It’s Not a Cure-All: 8 Things Polyamory Doesn’t Fix

4 stick figures - the one on the left has a heart showing prominently
Image by Jurgen Appelo / CC BY

I’ll admit it. I think polyamory is pretty awesome. But what isn’t awesome? Unrealistic expectations.

Unfortunately, a lot of folks new to polyamory approach it expecting it to be a cure-all for their relationship issues.

Here are 8 things that polyamory doesn’t fix:

1. Polyamory Doesn’t Get Rid of Breakups

In fact, more love can often mean more breakups.

This one can be a big surprise when you start exploring open relationships. Especially if you have an internalized relationship script that the only reason someone breaks up with someone else is that they trade one relationship for another they like better.  Going by this reasoning, allowing a person to have as many relationships as they want would eliminate this need to break up for the new shiny.

But the reality is that there are plenty of reasons that a relationship can end that have nothing to do with the appearance of “someone better” (whatever that means). People’s situations change. People’s feelings change. Sometimes a connection feels vastly different in theory than it does in practice. And people can grow and change in incompatible directions.

2. You Still Can’t Date Everyone You Have Feelings For

Maybe they’re too busy. Or they don’t reciprocate your feelings.

The person you fall for? Could happen to be monogamous.

Polyamory gives you the opportunity to explore more connections, but plenty will still be off limits to you.

3. No One Is Gonna “Complete” Your Relationship

It’s a common cliche from couples who are newly opening up and looking for a third partner: “We want to find someone to complete our relationship.”

Honey, if your relationship is incomplete before you open, it’s gonna be incomplete after you open. It’s the same relationship.

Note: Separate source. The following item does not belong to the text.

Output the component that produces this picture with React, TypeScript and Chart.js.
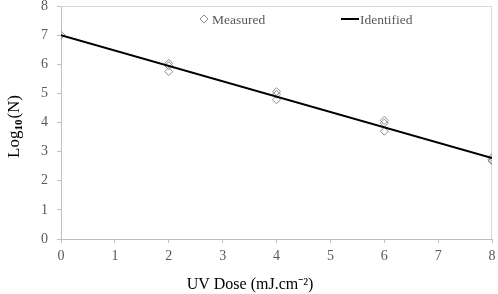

In fact, many couples find that polyamory exposes issues in their relationship that they were previously unaware of.

There’s a saying that applies here: “Relationship broken, add more people.” It’s a  simple recipe, to be sure — but one that rarely produces anything delicious.

4. You Still Have to Control Yourself and Exercise Reasonable Caution

Polyamory isn’t a fast track ticket to a no-strings-attached sex carnival. While there may be more sexual opportunities and exciting possibilities, exercising good judgement and reasonable caution is a must.

If anything, you have to control yourself even more because there are more people involved. Which means that more people get hurt when you mess up.

5. If You Cheated When Monogamous, Polyamory Doesn’t Magically Fix Any Underlying Issues with Honesty

Some folks get into polyamory because they keep cheating on their partners while trying to be monogamous. And while the tendency to be attracted to multiple people at the same time can signal that ethical non-monogamy might one day be in the cards, the unethical behaviors that accompany cheating can be difficult habits to break. Even in a non-monogamous setting.

One thing a lot of reformed cheaters struggle with: Being able to admit mistakes to the people who it affects. It’s not the crime that gets them in trouble — it’s the cover-up. And a lot of them have a really hard time admitting to others when they’ve messed up.

This is not to say that these issues can’t be addressed. They can. But you have to make a point to work on it. Not just lay back and expect poly to do it for you.

6. You’re Going to Be Roughly as Happy With Yourself When Polyamorous as You Were Monogamous

Polyamory doesn’t fix low self-worth. While having more loves and a large support structure in the picture can help, there are also times when polyamory can challenge you.

Some poly folks end up as relationship collectors. They seek as many connections as possible. Love is limitless, horizons infinite. They know there are always more fish in the sea, so they cast a lot of lines and catch a lot of fish. Trouble is that people are not Pokémon.  It’s a very bad idea to try to fuck one’s way to better self-esteem, to collect admirers and hangers-on in a never-ending quest for attention.

Security does come from within. Now, people who love you can help bolster that, and that’s a good thing. But while having more loves can be exhilarating, at the end of the day, we are still us. Whether we’re in no relationships, one relationship, or… oh, eight.

7. You Still Might Get Lonely or Spend Time Alone

Even with more loves in your life, there still might be times when you are alone. Your other loves might be busy with other people or obligations. And your friends, too. You might have things that call you away — work, family, etc.

And a lot of poly webs aren’t able to all be together over the holidays.

8. It’s Still Possible to Cheat on Polyamorous Partners

Even though you’re allowed to pursue other relationships, most poly folks have relationship agreements they must abide by. Rule structures are incredibly unique to the people that form them, but one that I hear a lot when I’m talking to poly people is a requirement for up-to-date STI testing prior to certain activities with a new partner (often penetrative sex).

Well, if you have this agreement with your partner, and you hop into bed with someone new, whose STI status is completely unknown? By the terms of your agreement, you just cheated. And yes, that’s gonna be a problem.

The funny thing about polyamory, and about non-monogamy in general, is when you stop defining faithfulness as only sleeping with one person, other loyalty becomes paramount. And respecting the agreements you make with others is a big part of signalling that loyalty.